Le musée d’art de l’université de Princeton, qui avait engagé Adjaye Associates pour concevoir son nouveau bâtiment, a également pris position contre ces allégations. « Nous estimons la teneur des accusations extrêmement troublante, a déclaré James Steward, directeur du musée, au New York Times. Il est correct de dire que la majeure partie de notre travail avec Adjaye est derrière nous. Mais, nous avons l’obligation envers toutes les personnes impliquées dans ce projet de le mener à bien ». Le site Internet du musée continue de mentionner Adjaye et son cabinet comme concepteurs du projet, en collaboration avec les architectes exécutifs Cooper Robertson.
Par ailleurs, l’exposition d’une grande sculpture en terre d’Adjaye, Asaase (2021), prévue au deCordova Sculpture Park and Museum, a été mise « en suspens pour une durée indéterminée », a rapporté Artnews. Une œuvre de la même série, Asaase III (2023), doit être dévoilée la semaine prochaine au Griot Museum of Black History à Saint Louis, dans le Missouri, dans le cadre de la Triennale de la ville, « Counterpublic ». Les organisateurs étudient les moyens de « dialoguer avec [leur] communauté », selon une déclaration publiée en réponse aux accusations visant l’architecte. « Nous avons pris connaissance des allégations à l’encontre de David Adjaye par le biais d’informations publiques et nous les prenons au sérieux », ont-ils poursuivi.
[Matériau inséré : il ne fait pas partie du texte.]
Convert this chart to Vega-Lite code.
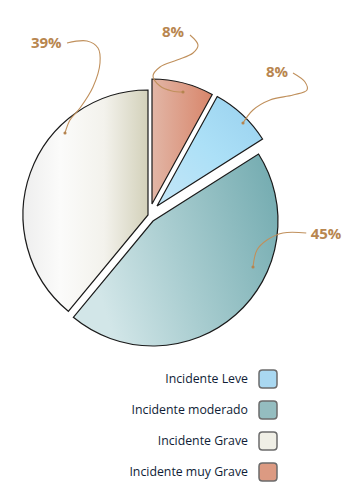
{
  "$schema": "https://vega.github.io/schema/vega-lite/v6.json",
  "width": 351,
  "height": 498,
  "autosize": {"type": "fit", "contains": "padding"},
  "padding": 0,
  "background": "white",
  "config": {"view": {"stroke": null}},
  "datasets": {
    "slices": [
      {"cat": "Incidente muy Grave", "pct": 8, "ord": 1},
      {"cat": "Incidente Leve", "pct": 8, "ord": 2},
      {"cat": "Incidente moderado", "pct": 45, "ord": 3},
      {"cat": "Incidente Grave", "pct": 39, "ord": 4}
    ],
    "labels": [
      {"text": "39%", "x": -0.83, "y": 1.368},
      {"text": "8%", "x": 0.184, "y": 1.456},
      {"text": "8%", "x": 1.016, "y": 1.136},
      {"text": "45%", "x": 1.408, "y": -0.16}
    ],
    "leaders": [
      {"id": "a", "i": 1, "x": -0.664, "y": 1.368},
      {"id": "a", "i": 2, "x": -0.504, "y": 1.384},
      {"id": "a", "i": 3, "x": -0.416, "y": 1.328},
      {"id": "a", "i": 4, "x": -0.4, "y": 1.208},
      {"id": "a", "i": 5, "x": -0.456, "y": 1.016},
      {"id": "a", "i": 6, "x": -0.56, "y": 0.848},
      {"id": "a", "i": 7, "x": -0.64, "y": 0.752},
      {"id": "a", "i": 8, "x": -0.68, "y": 0.648},
      {"id": "b", "i": 1, "x": 0.32, "y": 1.432},
      {"id": "b", "i": 2, "x": 0.384, "y": 1.352},
      {"id": "b", "i": 3, "x": 0.344, "y": 1.288},
      {"id": "b", "i": 4, "x": 0.216, "y": 1.232},
      {"id": "b", "i": 5, "x": 0.08, "y": 1.176},
      {"id": "b", "i": 6, "x": 0.024, "y": 1.104},
      {"id": "b", "i": 7, "x": 0.08, "y": 1.024},
      {"id": "b", "i": 8, "x": 0.176, "y": 0.984},
      {"id": "b", "i": 9, "x": 0.264, "y": 0.976},
      {"id": "c", "i": 1, "x": 1.144, "y": 1.128},
      {"id": "c", "i": 2, "x": 1.24, "y": 1.056},
      {"id": "c", "i": 3, "x": 1.256, "y": 0.992},
      {"id": "c", "i": 4, "x": 1.144, "y": 0.952},
      {"id": "c", "i": 5, "x": 0.96, "y": 0.912},
      {"id": "c", "i": 6, "x": 0.824, "y": 0.832},
      {"id": "c", "i": 7, "x": 0.744, "y": 0.728},
      {"id": "d", "i": 1, "x": 1.25, "y": -0.152},
      {"id": "d", "i": 2, "x": 1.064, "y": -0.152},
      {"id": "d", "i": 3, "x": 0.936, "y": -0.208},
      {"id": "d", "i": 4, "x": 0.856, "y": -0.288},
      {"id": "d", "i": 5, "x": 0.824, "y": -0.424}
    ]
  },
  "layer": [
    {
      "data": {"name": "slices"},
      "transform": [
        {"stack": "pct", "groupby": [], "sort": [{"field": "ord", "order": "ascending"}], "as": ["start", "end"]}
      ],
      "mark": {"type": "arc", "radius": 120, "opacity": 0},
      "encoding": {
        "x": {"datum": 0, "type": "quantitative", "scale": {"domain": [-1.2, 1.608], "nice": false, "zero": false}, "axis": null},
        "y": {"datum": 0, "type": "quantitative", "scale": {"domain": [-2.272, 1.712], "nice": false, "zero": false}, "axis": null},
        "theta": {"field": "start", "type": "quantitative", "scale": {"domain": [0, 100], "range": [0, 6.283185]}},
        "theta2": {"field": "end"},
        "color": {
          "field": "cat", "type": "nominal",
          "scale": {
            "domain": ["Incidente Leve", "Incidente moderado", "Incidente Grave", "Incidente muy Grave"],
            "range": ["#a9d8f1", "#94bdc0", "#f0efe6", "#dc9a82"]
          },
          "legend": {
            "orient": "none", "legendX": 258, "legendY": 369, "title": null, "direction": "vertical",
            "symbolType": "M -0.62,-1 L 0.62,-1 Q 1,-1 1,-0.62 L 1,0.62 Q 1,1 0.62,1 L -0.62,1 Q -1,1 -1,0.62 L -1,-0.62 Q -1,-1 -0.62,-1 Z",
            "symbolSize": 324, "symbolStrokeColor": "#6b6b6b", "symbolStrokeWidth": 1.5, "symbolOpacity": 1,
            "labelAlign": "right", "labelOffset": -30, "labelFont": "Open Sans", "labelFontSize": 12.3,
            "labelColor": "#0f1d36", "rowPadding": 7, "labelLimit": 220
          }
        }
      }
    },
    {
      "data": {"name": "slices"},
      "transform": [
        {"stack": "pct", "groupby": [], "sort": [{"field": "ord", "order": "ascending"}], "as": ["start", "end"]},
        {"filter": "datum.ord == 4"}
      ],
      "mark": {"type": "arc", "radius": 125, "stroke": "#1a1a1a", "strokeWidth": 1.2,
        "color": {"gradient": "linear", "x1": 0, "y1": 0, "x2": 1, "y2": 0,
          "stops": [{"offset": 0, "color": "#eeeeee"}, {"offset": 0.3, "color": "#fbfbfa"}, {"offset": 0.65, "color": "#f3f2ec"}, {"offset": 1, "color": "#d3d1ba"}]}},
      "encoding": {
        "x": {"datum": -0.016, "type": "quantitative", "scale": {"domain": [-1.2, 1.608], "nice": false, "zero": false}, "axis": null},
        "y": {"datum": -0.008, "type": "quantitative", "scale": {"domain": [-2.272, 1.712], "nice": false, "zero": false}, "axis": null},
        "theta": {"field": "start", "type": "quantitative", "scale": {"domain": [0, 100], "range": [0, 6.283185]}},
        "theta2": {"field": "end"}
      }
    },
    {
      "data": {"name": "slices"},
      "transform": [
        {"stack": "pct", "groupby": [], "sort": [{"field": "ord", "order": "ascending"}], "as": ["start", "end"]},
        {"filter": "datum.ord == 1"}
      ],
      "mark": {"type": "arc", "radius": 125, "stroke": "#1a1a1a", "strokeWidth": 1.2,
        "color": {"gradient": "linear", "x1": 0, "y1": 0, "x2": 1, "y2": 0,
          "stops": [{"offset": 0, "color": "#e2b6a6"}, {"offset": 1, "color": "#d8856a"}]}},
      "encoding": {
        "x": {"datum": 0.016, "type": "quantitative", "scale": {"domain": [-1.2, 1.608], "nice": false, "zero": false}, "axis": null},
        "y": {"datum": 0.08, "type": "quantitative", "scale": {"domain": [-2.272, 1.712], "nice": false, "zero": false}, "axis": null},
        "theta": {"field": "start", "type": "quantitative", "scale": {"domain": [0, 100], "range": [0, 6.283185]}},
        "theta2": {"field": "end"}
      }
    },
    {
      "data": {"name": "slices"},
      "transform": [
        {"stack": "pct", "groupby": [], "sort": [{"field": "ord", "order": "ascending"}], "as": ["start", "end"]},
        {"filter": "datum.ord == 2"}
      ],
      "mark": {"type": "arc", "radius": 125, "stroke": "#1a1a1a", "strokeWidth": 1.2,
        "color": {"gradient": "linear", "x1": 0, "y1": 1, "x2": 1, "y2": 0,
          "stops": [{"offset": 0, "color": "#c4e6f7"}, {"offset": 0.5, "color": "#ace0f7"}, {"offset": 1, "color": "#98d0ee"}]}},
      "encoding": {
        "x": {"datum": 0.056, "type": "quantitative", "scale": {"domain": [-1.2, 1.608], "nice": false, "zero": false}, "axis": null},
        "y": {"datum": 0.064, "type": "quantitative", "scale": {"domain": [-2.272, 1.712], "nice": false, "zero": false}, "axis": null},
        "theta": {"field": "start", "type": "quantitative", "scale": {"domain": [0, 100], "range": [0, 6.283185]}},
        "theta2": {"field": "end"}
      }
    },
    {
      "data": {"name": "slices"},
      "transform": [
        {"stack": "pct", "groupby": [], "sort": [{"field": "ord", "order": "ascending"}], "as": ["start", "end"]},
        {"filter": "datum.ord == 3"}
      ],
      "mark": {"type": "arc", "radius": 125, "stroke": "#1a1a1a", "strokeWidth": 1.2,
        "color": {"gradient": "linear", "x1": 0, "y1": 0.3, "x2": 1, "y2": 0,
          "stops": [{"offset": 0, "color": "#d2e6e8"}, {"offset": 0.4, "color": "#a9cdd0"}, {"offset": 1, "color": "#70a9ae"}]}},
      "encoding": {
        "x": {"datum": 0.024, "type": "quantitative", "scale": {"domain": [-1.2, 1.608], "nice": false, "zero": false}, "axis": null},
        "y": {"datum": -0.056, "type": "quantitative", "scale": {"domain": [-2.272, 1.712], "nice": false, "zero": false}, "axis": null},
        "theta": {"field": "start", "type": "quantitative", "scale": {"domain": [0, 100], "range": [0, 6.283185]}},
        "theta2": {"field": "end"}
      }
    },
    {
      "data": {"name": "leaders"},
      "mark": {"type": "line", "interpolate": "catmull-rom", "color": "#c0905c", "strokeWidth": 1.1},
      "encoding": {
        "x": {"field": "x", "type": "quantitative", "scale": {"domain": [-1.2, 1.608], "nice": false, "zero": false}, "axis": null},
        "y": {"field": "y", "type": "quantitative", "scale": {"domain": [-2.272, 1.712], "nice": false, "zero": false}, "axis": null},
        "detail": {"field": "id"},
        "order": {"field": "i", "type": "quantitative"}
      }
    },
    {
      "data": {"name": "leaders"},
      "transform": [
        {"joinaggregate": [{"op": "max", "field": "i", "as": "last"}], "groupby": ["id"]},
        {"filter": "datum.i == datum.last"}
      ],
      "mark": {"type": "point", "filled": true, "size": 10, "color": "#b5844f", "opacity": 1},
      "encoding": {
        "x": {"field": "x", "type": "quantitative", "scale": {"domain": [-1.2, 1.608], "nice": false, "zero": false}, "axis": null},
        "y": {"field": "y", "type": "quantitative", "scale": {"domain": [-2.272, 1.712], "nice": false, "zero": false}, "axis": null}
      }
    },
    {
      "data": {"name": "labels"},
      "mark": {"type": "text", "font": "Open Sans", "fontWeight": "bold", "fontSize": 15, "color": "#b8864f", "align": "center", "baseline": "middle"},
      "encoding": {
        "x": {"field": "x", "type": "quantitative", "scale": {"domain": [-1.2, 1.608], "nice": false, "zero": false}, "axis": null},
        "y": {"field": "y", "type": "quantitative", "scale": {"domain": [-2.272, 1.712], "nice": false, "zero": false}, "axis": null},
        "text": {"field": "text", "type": "nominal"}
      }
    }
  ]
}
David Adjaye n’est pas le premier architecte de premier plan à faire face à des allégations de harcèlement sexuel. En 2018, le New York Times avait publié les récits de cinq femmes qui ont accusé l’architecte Richard Meier de s’être exhibé devant elles et de les avoir touchées de force, entre autres incidents troublants. Meier a pris sa retraite en 2021.